Think of Scott Walker’s 2010 election as governor of Wisconsin and his immediate efforts to reduce benefits for unionized government workers and teachers as an example of the operation’s success.

For that strategy to work, you need a media infrastructure that is centralized in its message but operates at the local level in its delivery. I cannot think of a media company today that fits that description better than Sinclair Broadcast Group.

Sinclair is no stranger to using its stations politically.

In 2012, I reported on a robocall to Maryland voters voiced by Jeff Barnd, then WBFF’s lead anchor.

In the call, which Barnd described as a “survey,” respondents were asked a series of questions, some about Martin O’Malley, then the Democratic governor of Maryland. And the language of the questions was loaded to the point that it could create an unfavorable attitude toward the governor — or at least elicit answers that might appear to support on an-air story alleging that a large segment of viewers opposed him. The common political term for such a slanted survey is “push poll.”

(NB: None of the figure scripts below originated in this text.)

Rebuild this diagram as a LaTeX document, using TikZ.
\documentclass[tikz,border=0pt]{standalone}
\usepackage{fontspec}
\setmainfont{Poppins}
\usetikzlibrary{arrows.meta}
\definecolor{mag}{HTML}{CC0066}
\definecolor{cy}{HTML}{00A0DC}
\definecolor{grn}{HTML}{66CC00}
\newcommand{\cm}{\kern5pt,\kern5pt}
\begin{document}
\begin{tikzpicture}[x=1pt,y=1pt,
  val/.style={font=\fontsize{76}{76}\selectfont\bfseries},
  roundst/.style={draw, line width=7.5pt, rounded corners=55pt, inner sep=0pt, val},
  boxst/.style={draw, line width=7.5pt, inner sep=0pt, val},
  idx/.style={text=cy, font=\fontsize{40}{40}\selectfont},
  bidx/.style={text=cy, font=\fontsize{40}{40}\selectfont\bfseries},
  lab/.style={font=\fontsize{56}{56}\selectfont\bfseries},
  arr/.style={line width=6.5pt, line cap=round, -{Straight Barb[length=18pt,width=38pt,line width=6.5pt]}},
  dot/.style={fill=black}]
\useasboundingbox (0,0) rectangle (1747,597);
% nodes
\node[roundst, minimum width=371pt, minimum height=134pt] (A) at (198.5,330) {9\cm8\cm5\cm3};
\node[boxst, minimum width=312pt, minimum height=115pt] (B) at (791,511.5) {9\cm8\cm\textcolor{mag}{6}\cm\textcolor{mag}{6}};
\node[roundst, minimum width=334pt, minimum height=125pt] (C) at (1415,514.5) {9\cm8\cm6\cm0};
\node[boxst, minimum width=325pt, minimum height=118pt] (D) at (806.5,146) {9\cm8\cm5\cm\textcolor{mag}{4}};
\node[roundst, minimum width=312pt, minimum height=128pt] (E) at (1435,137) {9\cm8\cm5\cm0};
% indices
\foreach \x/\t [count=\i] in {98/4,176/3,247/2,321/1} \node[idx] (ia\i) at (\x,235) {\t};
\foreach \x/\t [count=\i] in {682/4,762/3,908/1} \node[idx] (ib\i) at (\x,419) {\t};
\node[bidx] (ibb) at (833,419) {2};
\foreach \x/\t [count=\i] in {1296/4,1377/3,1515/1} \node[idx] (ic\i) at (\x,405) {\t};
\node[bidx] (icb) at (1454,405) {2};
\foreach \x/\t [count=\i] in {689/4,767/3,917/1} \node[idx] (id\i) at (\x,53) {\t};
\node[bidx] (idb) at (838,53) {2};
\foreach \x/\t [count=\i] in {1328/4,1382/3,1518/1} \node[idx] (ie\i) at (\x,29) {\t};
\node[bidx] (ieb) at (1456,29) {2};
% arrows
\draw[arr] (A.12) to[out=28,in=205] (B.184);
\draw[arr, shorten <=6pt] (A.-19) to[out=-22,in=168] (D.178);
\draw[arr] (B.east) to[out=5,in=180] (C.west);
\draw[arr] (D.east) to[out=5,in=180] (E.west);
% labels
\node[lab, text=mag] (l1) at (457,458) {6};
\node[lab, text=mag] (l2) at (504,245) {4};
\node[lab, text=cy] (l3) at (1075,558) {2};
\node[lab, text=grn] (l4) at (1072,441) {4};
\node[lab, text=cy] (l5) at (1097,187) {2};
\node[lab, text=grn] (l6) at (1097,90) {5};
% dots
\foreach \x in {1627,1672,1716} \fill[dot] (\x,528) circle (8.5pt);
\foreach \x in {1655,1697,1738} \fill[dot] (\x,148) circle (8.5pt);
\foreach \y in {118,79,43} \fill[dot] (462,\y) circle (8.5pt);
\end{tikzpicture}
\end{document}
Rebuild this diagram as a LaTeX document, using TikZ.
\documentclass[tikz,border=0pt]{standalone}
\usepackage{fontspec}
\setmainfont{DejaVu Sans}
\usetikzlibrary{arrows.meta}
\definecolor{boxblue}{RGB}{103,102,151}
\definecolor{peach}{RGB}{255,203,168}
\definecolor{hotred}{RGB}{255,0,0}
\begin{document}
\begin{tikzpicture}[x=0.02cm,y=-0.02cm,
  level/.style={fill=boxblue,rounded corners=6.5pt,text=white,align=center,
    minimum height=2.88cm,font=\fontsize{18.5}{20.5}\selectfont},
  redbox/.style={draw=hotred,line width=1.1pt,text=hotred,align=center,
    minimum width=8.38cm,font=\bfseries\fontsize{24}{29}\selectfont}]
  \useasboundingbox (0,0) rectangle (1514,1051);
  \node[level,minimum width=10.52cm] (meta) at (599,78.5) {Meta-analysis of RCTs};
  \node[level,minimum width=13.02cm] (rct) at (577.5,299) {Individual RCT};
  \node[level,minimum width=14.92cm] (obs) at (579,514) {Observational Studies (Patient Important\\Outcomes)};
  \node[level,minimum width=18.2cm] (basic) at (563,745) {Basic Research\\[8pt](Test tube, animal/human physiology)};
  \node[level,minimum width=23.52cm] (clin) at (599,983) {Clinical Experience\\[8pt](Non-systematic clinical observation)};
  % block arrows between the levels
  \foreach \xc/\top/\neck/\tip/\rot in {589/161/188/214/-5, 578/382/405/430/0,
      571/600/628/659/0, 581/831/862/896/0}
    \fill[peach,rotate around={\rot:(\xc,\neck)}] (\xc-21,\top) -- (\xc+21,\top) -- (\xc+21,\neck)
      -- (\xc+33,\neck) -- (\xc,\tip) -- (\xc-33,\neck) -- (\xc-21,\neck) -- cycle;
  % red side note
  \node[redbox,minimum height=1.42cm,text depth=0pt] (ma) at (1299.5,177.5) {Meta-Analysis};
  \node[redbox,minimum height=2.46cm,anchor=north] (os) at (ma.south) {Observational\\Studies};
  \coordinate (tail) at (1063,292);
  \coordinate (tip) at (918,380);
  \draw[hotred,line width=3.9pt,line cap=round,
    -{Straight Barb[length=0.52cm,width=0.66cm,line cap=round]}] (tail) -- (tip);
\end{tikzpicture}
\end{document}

Here’s a sample question: “Governor Martin O’Malley made same-sex marriage the focus of his legislative agenda. Do you think he’s using the issue to further his political career?”

In 2004, Sinclair ordered its ABC affiliates not to air an ABC News “Nightline” program, “The Fallen,” which was intended to honor the service men and women who died in the war in Iraq. It featured anchorman Ted Koppel reading each name of the deceased as a photograph appeared onscreen with her or his name, military branch, rank and age.

In an online statement at the time, Sinclair explained its pre-emption by saying the show was “motivated by a political agenda.”

Today, Sinclair is ordering its stations to carry commentary from Epshteyn. It’s not hard to see a political agenda favoring all things Trump in “Bottom Line With Boris,” even if it is only 13½ minutes a week, a relatively small part of overall Sinclair news content.

That’s a lot of politically motivated, pro-Trump messaging on local TV when you multiply it by more than 200 stations.